The need for language aids is pervasive in today's world. Millions of individuals with language and speech challenges require additional support for language understanding and learning. Currently, however, these needs are not being met because there are not enough skilled teachers, interpreters, and professionals to give them the one on one attention that they need. Lipreading (speechreading because it involves more than just the lips) allows deaf and hard of hearing individuals to perceive and understand oral language and even to speak. Speechreading seldom disambiguates all of the spoken input, however, and other techniques have been used to allow a richer input. The proposed activity will develop a real-time system to automatically detect robust characteristics of auditory speech and to transform these continuous acoustic features into continuous supplementary visible features. This information combined with watching the speaker's face provides enough information for a person with limited hearing to perceive and understand what is being said. This new technology will allow the design of a wearable computing device that would transform these continuous acoustic features into continuous supplementary visible features and display them on a pair of eyeglasses. This system does not require any learning on the part of the talker and is perceptually and linguistically motivated because it is directly based on acoustic and phonetic properties of speech and gives continuous rather than only categorical information.

The technology we are proposing would be ideally designed for wearable computing so a user could have a face to face conversation while carrying a microphone and wearing a pair of simple glasses, which could also be fitted with the person's normal eye prescripton if necessary. The wearable product would process primitive characteristics of the speech signal such as voicing (the presence of energy at the fundamental frequency such as heard in vowel sounds); frication (high frequency noise like energy characteristic of various consonants such as s, z, and sh; and nasality (which is a unique resonance characteristics as in m, n, and ng). These characteristics would be recognized in real time, and the output delivered simultaneously to a pair of eyeglasses to illuminate small colored spots on the sides of the glasses.

The proposed research holds much promise because people naturally integrate auditory and visual information. In addition, the proposed system does not replace auditory information with the supplementary cues but rather supplements the auditory speech that is normally available to the listener. This strategy is particularly effective because of the complementarity of auditory and visual speech. The auditory speech that is robust in the signal and fairly easy to automatically recognize is exactly that which is not visible on the face. This serendipitous occurrence makes it more likely to succeed at automatically recognizing the robust acoustic characteristics and simultaneously presenting them visually.

The proposed technology qualifies as a transparent information appliance that adds perceptual and cognitive resources to the listener. We have developed a requirements analysis, a conceptual design, and possible physical designs for this appliance. It consists of a very affordable noninvasive device that is seamlessly integrated with normal dress, adding a pair of glasses (which might be used regardless) and a handheld about the size of mobile phone, iPod, or handheld computer.
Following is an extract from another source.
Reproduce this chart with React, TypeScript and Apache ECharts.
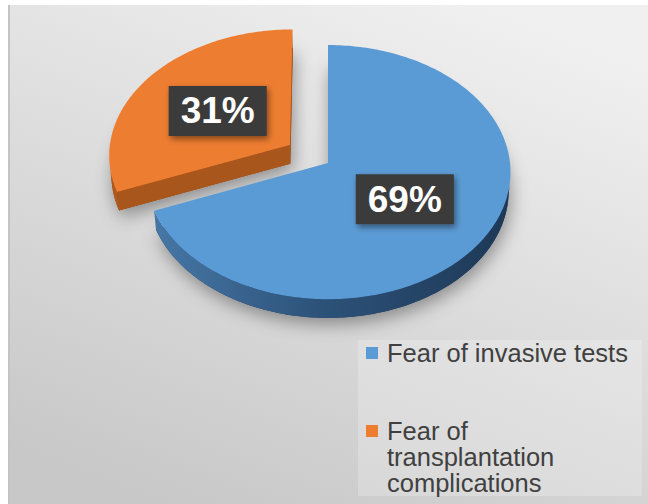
import React, { useEffect, useRef } from 'react';
import * as echarts from 'echarts';

// ---- data ----
const categories = ['Fear of invasive tests', 'Fear of transplantation complications'];
const values = [69, 31];
const legendText: Record<string, string> = {
  'Fear of invasive tests': 'Fear of invasive tests',
  'Fear of transplantation complications': '\n\nFear of\ntransplantation\ncomplications',
};

// ---- style ----
const topColors = ['#5B9BD5', '#ED7D31'];
const W = 648;
const H = 504;

// perspective pie geometry
const CX = 328;
const CY = 163;
const SCALE = 1820;
const DIST = 10;
const TILT = (44 * Math.PI) / 180;
const THICK = 0.144;
const EXPLODE = [0, 0.255];
const SA = Math.sin(TILT);
const CA = Math.cos(TILT);
const CAM = [0, -DIST * CA, DIST * SA];

function proj(x: number, y: number, h: number): number[] {
  const yc = y * SA - h * CA;
  const z = DIST + y * CA + h * SA;
  return [CX + (SCALE * x) / z, CY - (SCALE * yc) / z];
}

function faceVisible(px: number, py: number, nx: number, ny: number) {
  const vx = CAM[0] - px;
  const vy = CAM[1] - py;
  return nx * vx + ny * vy > 1e-4;
}

function sliceInfo(i: number) {
  const total = values.reduce((a, b) => a + b, 0);
  let cum = 0;
  for (let j = 0; j < i; j++) cum += values[j];
  const a0 = Math.PI / 2 - (cum / total) * Math.PI * 2;
  const a1 = a0 - (values[i] / total) * Math.PI * 2;
  const mid = (a0 + a1) / 2;
  const e = EXPLODE[i] || 0;
  return { a0, a1, mid, ox: e * Math.cos(mid), oy: e * Math.sin(mid), pct: Math.round((values[i] / total) * 100) };
}

const sideStyles = [
  {
    wall: {
      type: 'linear', x: 0, y: 0, x2: 1, y2: 0,
      colorStops: [
        { offset: 0, color: '#4777a6' },
        { offset: 0.45, color: '#2d537a' },
        { offset: 1, color: '#1e3856' },
      ],
    },
    face: '#2f5a85',
  },
  {
    wall: '#b05a1f',
    face: '#a9561d',
  },
];

function renderSlice(i: number) {
  return function (params: any, api: any) {
    const { a0, a1, mid, ox, oy, pct } = sliceInfo(i);
    const n = Math.max(8, Math.ceil(Math.abs(a0 - a1) / (Math.PI / 180)));
    const thetas: number[] = [];
    for (let k = 0; k <= n; k++) thetas.push(a0 + ((a1 - a0) * k) / n);

    const children: any[] = [];

    // bottom face as shadow caster
    const bottom: number[][] = [proj(ox, oy, THICK)];
    thetas.forEach((t) => bottom.push(proj(ox + Math.cos(t), oy + Math.sin(t), THICK)));
    children.push({
      type: 'polygon',
      shape: { points: bottom },
      style: {
        fill: i === 0 ? '#1e3856' : '#8c4716',
        shadowBlur: 18,
        shadowColor: 'rgba(0,0,0,0.38)',
        shadowOffsetX: 2,
        shadowOffsetY: 6,
      },
    });

    // radial walls
    const radial = [
      { t: a0, n: a0 + Math.PI / 2 },
      { t: a1, n: a1 - Math.PI / 2 },
    ];
    radial.forEach((r) => {
      const px = ox + 0.5 * Math.cos(r.t);
      const py = oy + 0.5 * Math.sin(r.t);
      if (faceVisible(px, py, Math.cos(r.n), Math.sin(r.n))) {
        const rx = ox + Math.cos(r.t);
        const ry = oy + Math.sin(r.t);
        children.push({
          type: 'polygon',
          shape: {
            points: [proj(ox, oy, 0), proj(rx, ry, 0), proj(rx, ry, THICK), proj(ox, oy, THICK)],
          },
          style: { fill: sideStyles[i].face },
        });
      }
    });

    // outer curved wall (visible runs)
    let run: number[] = [];
    const flush = () => {
      if (run.length > 1) {
        const topPts = run.map((t) => proj(ox + Math.cos(t), oy + Math.sin(t), 0));
        const botPts = run.map((t) => proj(ox + Math.cos(t), oy + Math.sin(t), THICK)).reverse();
        children.push({
          type: 'polygon',
          shape: { points: topPts.concat(botPts) },
          style: { fill: sideStyles[i].wall as any },
        });
      }
      run = [];
    };
    thetas.forEach((t) => {
      const px = ox + Math.cos(t);
      const py = oy + Math.sin(t);
      if (faceVisible(px, py, Math.cos(t), Math.sin(t))) run.push(t);
      else flush();
    });
    flush();

    // top face
    const top: number[][] = [proj(ox, oy, 0)];
    thetas.forEach((t) => top.push(proj(ox + Math.cos(t), oy + Math.sin(t), 0)));
    children.push({
      type: 'polygon',
      shape: { points: top },
      style: { fill: api.visual('color') || topColors[i] },
    });

    // label
    const lp = proj(ox + 0.5 * Math.cos(mid), oy + 0.5 * Math.sin(mid), 0);
    children.push({
      type: 'text',
      z2: 20,
      style: {
        text: pct + '%',
        x: lp[0],
        y: lp[1],
        align: 'center',
        verticalAlign: 'middle',
        fill: '#ffffff',
        fontSize: 37,
        fontWeight: 'bold',
        fontFamily: '"Liberation Sans", Arial, sans-serif',
        lineHeight: 38,
        backgroundColor: '#3a3a3a',
        padding: [6, 12, 6, 12],
        shadowBlur: 6,
        shadowColor: 'rgba(0,0,0,0.45)',
        shadowOffsetX: 2,
        shadowOffsetY: 3,
      },
    });

    return { type: 'group', children };
  };
}

export default function App() {
  const ref = useRef<HTMLDivElement>(null);
  useEffect(() => {
    const chart = echarts.init(ref.current!, null, { renderer: 'svg', width: W, height: H });
    const option: any = {
      animation: false,
      backgroundColor: '#ffffff',
      graphic: [
        {
          type: 'rect',
          z: -10,
          shape: { x: 8, y: 5, width: W - 8, height: H - 5 },
          style: {
            fill: {
              type: 'linear', x: 0.75, y: 0, x2: 0.25, y2: 1,
              colorStops: [
                { offset: 0, color: '#f0f0f0' },
                { offset: 1, color: '#c8c8c8' },
              ],
            },
          },
        },
        {
          type: 'rect',
          z: -9,
          shape: { x: 8, y: 5, width: 2, height: H - 5 },
          style: { fill: '#c4c4c4' },
        },
      ],
      legend: {
        orient: 'vertical',
        left: 358,
        top: 340,
        height: 400,
        padding: [0, 14, 0, 8],
        itemGap: 0,
        itemWidth: 12,
        itemHeight: 12,
        icon: 'rect',
        selectedMode: false,
        backgroundColor: 'rgba(255,255,255,0.22)',
        data: categories.map((c, i) => ({ name: c, itemStyle: { color: topColors[i] } })),
        formatter: (name: string) => legendText[name] || name,
        textStyle: {
          fontSize: 25.5,
          lineHeight: 26,
          color: '#404040',
          padding: [0, 0, 0, 4],
          fontFamily: '"Liberation Sans", Arial, sans-serif',
        },
      },
      series: categories.map((c, i) => ({
        type: 'custom',
        name: c,
        coordinateSystem: 'none',
        z: i === 0 ? 3 : 2,
        itemStyle: { color: topColors[i] },
        renderItem: renderSlice(i),
        data: [{ name: c, value: values[i] }],
      })),
    };
    chart.setOption(option);
    return () => chart.dispose();
  }, []);
  return (
    <div
      ref={ref}
      style={{ width: W, height: H, position: 'absolute', left: 0, top: 0 }}
    />
  );
}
The augmented-reality device is also available for use 24/7, and requires very little maintenance.

2009 Update:

The Problem. The need for language aids is pervasive in today’s world. There are millions of individuals who have language and speech challenges, and these individuals require additional support for communication and language learning.

Solution. Given the limitation of hearing speech for many individuals, we propose to supplement the sound of speech and speechreading with an additional informative visual input. Acoustic characteristics of the speech will be transformed into readily perceivable visual characteristics, which will be simultaneously displayed on the speechreader’s eyeglasses. These acoustic features provide important linguistic information not directly observed on the face and are transformed into visual cues intended to enhance intelligibility and ease of comprehension.
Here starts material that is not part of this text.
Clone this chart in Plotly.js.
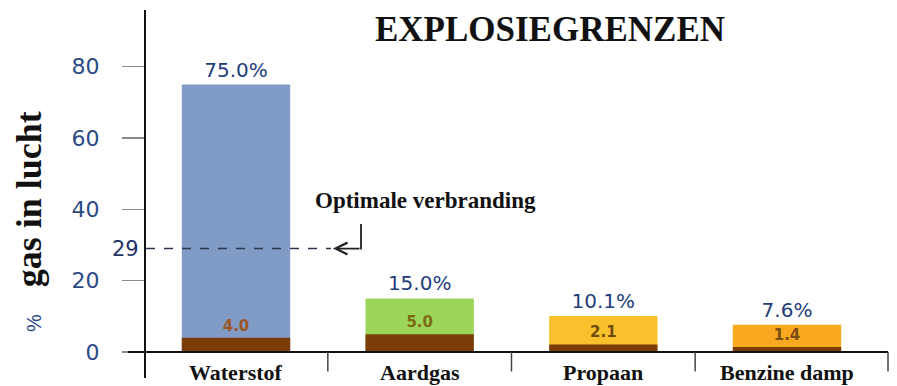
<!DOCTYPE html>
<html>
<head>
<meta charset="utf-8">
<script src="https://cdn.plot.ly/plotly-3.0.1.min.js"></script>
<style>html,body{margin:0;padding:0;background:#fff;}#chart{width:897px;height:386px;}</style>
</head>
<body>
<div id="chart"></div>
<script>
const categories = ['Waterstof', 'Aardgas', 'Propaan', 'Benzine damp'];
const upperLimit = [75.0, 15.0, 10.1, 7.6];
const lowerLimit = [4.0, 5.0, 2.1, 1.4];
const optimalValue = 29;
const yTickValues = [0, 20, 40, 60, 80];
const chartTitle = 'EXPLOSIEGRENZEN';
const optimalLabel = 'Optimale verbranding';

const upperColors = ['#809bc5', '#9bd65a', '#f9c22c', '#f8a91f'];
const lowerColor = '#7a3d08';
const lowerTextColors = ['#9a5628', '#7d6b14', '#6e4b0c', '#7d4c12'];

const W = 897, H = 386;
const L = 146, R = 888, T = 10, B = 378;
const px = x => (x - L) / (R - L);
const py = y => (B - y) / (B - T);

const traces = [
  {
    type: 'bar', x: categories, y: upperLimit, width: 0.59,
    marker: {color: upperColors, line: {width: 0}},
    texttemplate: '%{y:.1f}%', textposition: 'outside', cliponaxis: false,
    textfont: {family: 'DejaVu Sans', size: 20, color: '#1f3d7a'},
    hoverinfo: 'x+y'
  },
  {
    type: 'bar', x: categories, y: lowerLimit, width: 0.59,
    marker: {color: lowerColor, line: {width: 0}},
    texttemplate: '%{y:.1f}', textposition: 'outside', cliponaxis: false,
    textfont: {family: 'DejaVu Sans', size: 15, color: lowerTextColors, weight: 'bold'},
    hoverinfo: 'x+y'
  }
];

const shapes = [
  {type: 'line', xref: 'paper', yref: 'y', x0: px(128), x1: 1, y0: 0, y1: 0,
   line: {color: '#111', width: 2}, layer: 'above'},
  {type: 'line', xref: 'paper', yref: 'y', x0: 0, x1: px(331), y0: optimalValue, y1: optimalValue,
   line: {color: '#2a3550', width: 1.6, dash: 'dash'}, layer: 'above'},
  {type: 'line', xref: 'paper', yref: 'paper', x0: px(361), x1: px(361), y0: py(224), y1: py(249.5),
   line: {color: '#222', width: 1.8}},
  ...[0.5, 1.5, 2.5].map(v => ({type: 'line', xref: 'x', yref: 'y', x0: v, x1: v, y0: 0, y1: -5.5,
   line: {color: '#444', width: 1.5}})),
  {type: 'line', xref: 'paper', yref: 'y', x0: 1, x1: 1, y0: 0, y1: -5.5, line: {color: '#444', width: 1.5}}
];

const annotations = [
  {xref: 'paper', yref: 'paper', x: px(29), y: py(222), textangle: -90, showarrow: false,
   text: '<span style="font-family:Arial;color:#2b4a85;font-size:20px;font-weight:normal">%</span>&nbsp;&nbsp; gas in lucht',
   font: {family: 'Liberation Serif', size: 36, color: '#111', weight: 'bold'},
   xanchor: 'center', yanchor: 'middle'},
  {xref: 'paper', yref: 'y', x: px(141), y: optimalValue, text: String(optimalValue), showarrow: false,
   xanchor: 'right', yanchor: 'middle',
   font: {family: 'DejaVu Sans', size: 21, color: '#1f3566'}},
  {xref: 'paper', yref: 'paper', x: px(425), y: py(200), text: optimalLabel, showarrow: false,
   xanchor: 'center', yanchor: 'middle',
   font: {family: 'Liberation Serif', size: 23, color: '#111', weight: 'bold'}},
  {xref: 'paper', yref: 'y', x: px(333), y: optimalValue, text: '', showarrow: true,
   ax: 28, ay: 0, arrowhead: 5, arrowsize: 1.3, arrowwidth: 1.8, arrowcolor: '#222', standoff: 0},
  ...categories.map((c, i) => ({xref: 'x', yref: 'paper', x: i, y: py(386), text: c, showarrow: false,
   xanchor: 'center', yanchor: 'bottom', borderpad: 0,
   font: {family: 'Liberation Serif', size: 22, color: '#111', weight: 'bold'}}))
];

const layout = {
  width: W, height: H,
  margin: {l: L, r: W - R, t: T, b: H - B, pad: 0},
  paper_bgcolor: '#fff', plot_bgcolor: '#fff',
  barmode: 'overlay', showlegend: false,
  title: {text: chartTitle, x: 550 / W, xanchor: 'center', y: 1 - 29 / H, yanchor: 'middle', yref: 'container',
          font: {family: 'Liberation Serif', size: 35, color: '#111', weight: 'bold'}},
  xaxis: {type: 'category', range: [-0.49, 3.55], showticklabels: false, showline: false,
          showgrid: false, zeroline: false, ticks: '', fixedrange: true},
  yaxis: {range: [-7.3, 95.9], tickvals: yTickValues, ticktext: yTickValues.map(String),
          showline: true, linecolor: '#111', linewidth: 2, showgrid: false, zeroline: false,
          ticks: 'outside', ticklen: 22, tickcolor: '#8a8a8a', tickwidth: 1.5,
          ticklabelstandoff: 18,
          tickfont: {family: 'DejaVu Sans', size: 22, color: '#2b4a85'}, fixedrange: true},
  shapes: shapes, annotations: annotations
};

Plotly.newPlot('chart', traces, layout, {displayModeBar: false, staticPlot: true});
</script>
</body>
</html>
Intellectual merit: The proposed research will advance the state of the art in human machine interaction, speech, machine learning and assistive technologies. The proposed activity will advance engineering research and speech science by developing a real-time system to automatically detect and track robust characteristics of auditory speech and to transform these continuous acoustic features into continuous supplementary visible features.

Broader impacts: The proposed activity will benefit the society by providing a research and theoretical foundation for a system that would be naturally available to almost all individuals at a very low cost. It does not require automatic speech recognition, and will always be more accurate regardless of the advances or lack of advances in speech recognition technology. It does not require literate users because no written information is presented as would be the case in a captioning system; it is age-independent in that it might be used by toddlers, adolescents, and throughout the life span; it is functional for all languages because all languages share the corresponding acoustic characteristics; it would provide significant help for people with hearing aids and cochlear implants; and it would be beneficial for many individuals with language challenges and even for children learning to read.